News Stories, 1 July 2009
HO CHI MINH CITY, Viet Nam, July 1 (UNHCR) – Growing up in her native Viet Nam, Phan Thi Phuong Loan never gave a second's thought to the rights her citizenship conferred. Not, that is, until she married abroad, lost her citizenship, came back home and entered the twilight world of the stateless.
Loan, 40, is one of thousands of Vietnamese women who became stateless in the last 15 years when they married foreign men – usually from Taiwan, South Korea or China – almost always for economic reasons. In most cases they were compelled to give up their Vietnamese citizenship, but if the marriages collapsed, they ended up back in the country of their birth without any legal status.
On Wednesday, Viet Nam was set to enact a law that will keep women like Loan from falling into this trap in the future. In addition, Vietnamese authorities have been working hard over the last few years to help the stateless economic brides get their citizenship back.
Taiwan required such brides to renounce their Vietnamese citizenship to be naturalized there, but often the marriages failed before they could acquire the new nationality. The new law does not allow a Vietnamese person to renounce citizenship until the person has acquired another nationality, and also permits dual citizenship.
"I know about the new law," Loan says, sitting in her aunt's home over a sewing-machine shop. "I have been reading about it very carefully in the newspapers. It will be very helpful to a lot of women still in Taiwan. Many women there have a much worse life than I did."
Loan felt the pressure of being an "old maid" when she still hadn't found a husband at the age of 27, so she married an older Taiwanese man who promised her a ticket out of poverty.
The marriage foundered on economic woes, linguistic confusion, in-law problems and cramped living quarters. The final blow came when Loan gave birth to two daughters, not the sons her husband desperately wanted. As she tells it, he brought her back to Viet Nam to give birth the second time and then deserted her, leaving her stateless and adrift.
Between 1995 and 2007, some 144,000 Vietnamese women married foreigners, according to Vietnamese government statistics. An official survey in 2005 showed that about 10 percent of the women married in Taiwan got divorced within three years, almost all of them ending up stateless.
When Loan came back, she says she was offered several good jobs, including one as a nurse, but they all fell through because she no longer had Vietnamese citizenship. Her older daughter could not attend a free state school.

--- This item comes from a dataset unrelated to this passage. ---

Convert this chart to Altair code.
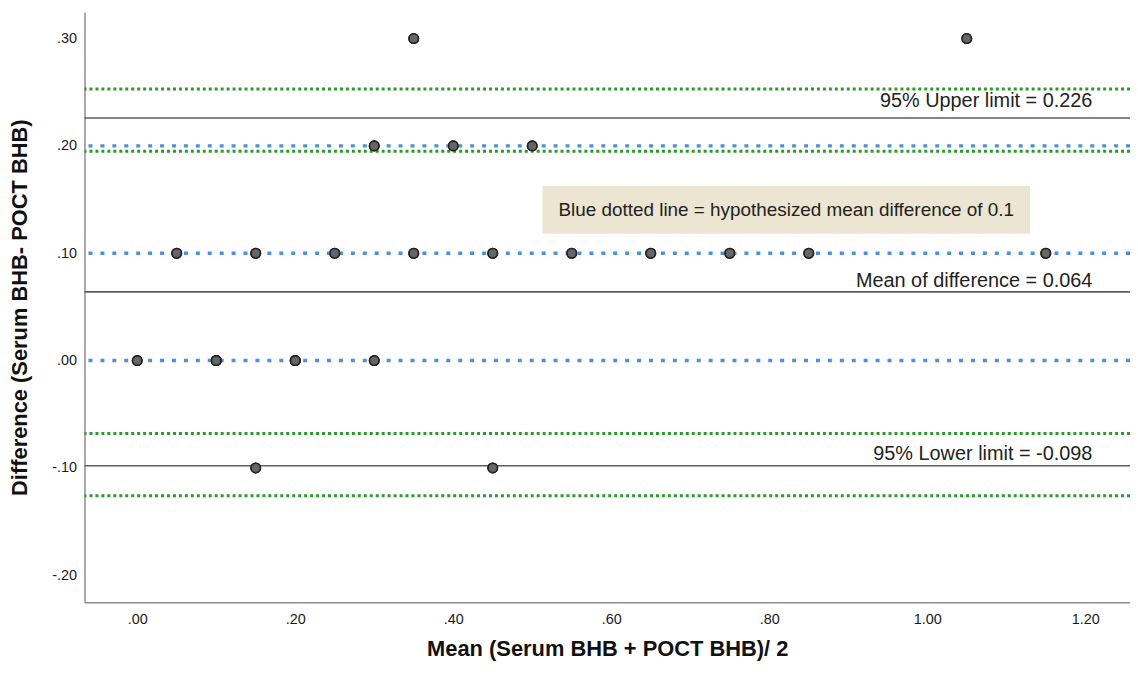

... the Vietnamese government has taken a look at unforeseen consequences of its nationality legislation and has taken action to address these gaps ... this demonstrates leadership in Asia.
Mark Manly, UNHCR Statelessness Unit
It took Loan more than two years of running from office to office to get citizenship for all three of them. It also cost her about US$1,000 to pay all the fees – a hefty sum for someone who only makes US$10 a day as a cleaning lady.
But it was well worth it, she says in the crowded bedroom-cum-living room she shares with her daughters, now aged nine and six. "Now we are like other Vietnamese," she says. "We don't have any worries about our legal status. My children can go to state schools and we can buy social insurance and health insurance, which was not the case before. Now I can own a motorcycle."
Vu Anh Son, UNHCR's chief of mission in Viet Nam, worked closely with the government to make sure the UN refugee agency's concerns for resolving and preventing statelessness were reflected in the new nationality law. "I'm glad that Vietnamese women who marry abroad will never have to become stateless again," he says.
"Statelessness is incredibly traumatic and stateless people are at greater risk of exploitation and human rights abuse, so prevention is the best possible response," says Mark Manly, head of UNHCR's statelessness unit in Geneva.
"It's very clear the Vietnamese government has taken a look at unforeseen consequences of its nationality legislation and has taken action to address these gaps," Manly added. "This demonstrates leadership in Asia."
Even so, Loan feels that at 40 it may be too late to get her life back on track in a country she says prizes youth. "I wish there had been a law like this when I got married," she says tearfully. "Then I could have returned to Vietnam without any worries. I could have returned to my company and could be earning a much better income for myself and my children. Now it's difficult for me to get a job in a company because companies require younger workers with better education. Now I will just devote the rest of my life to my two children."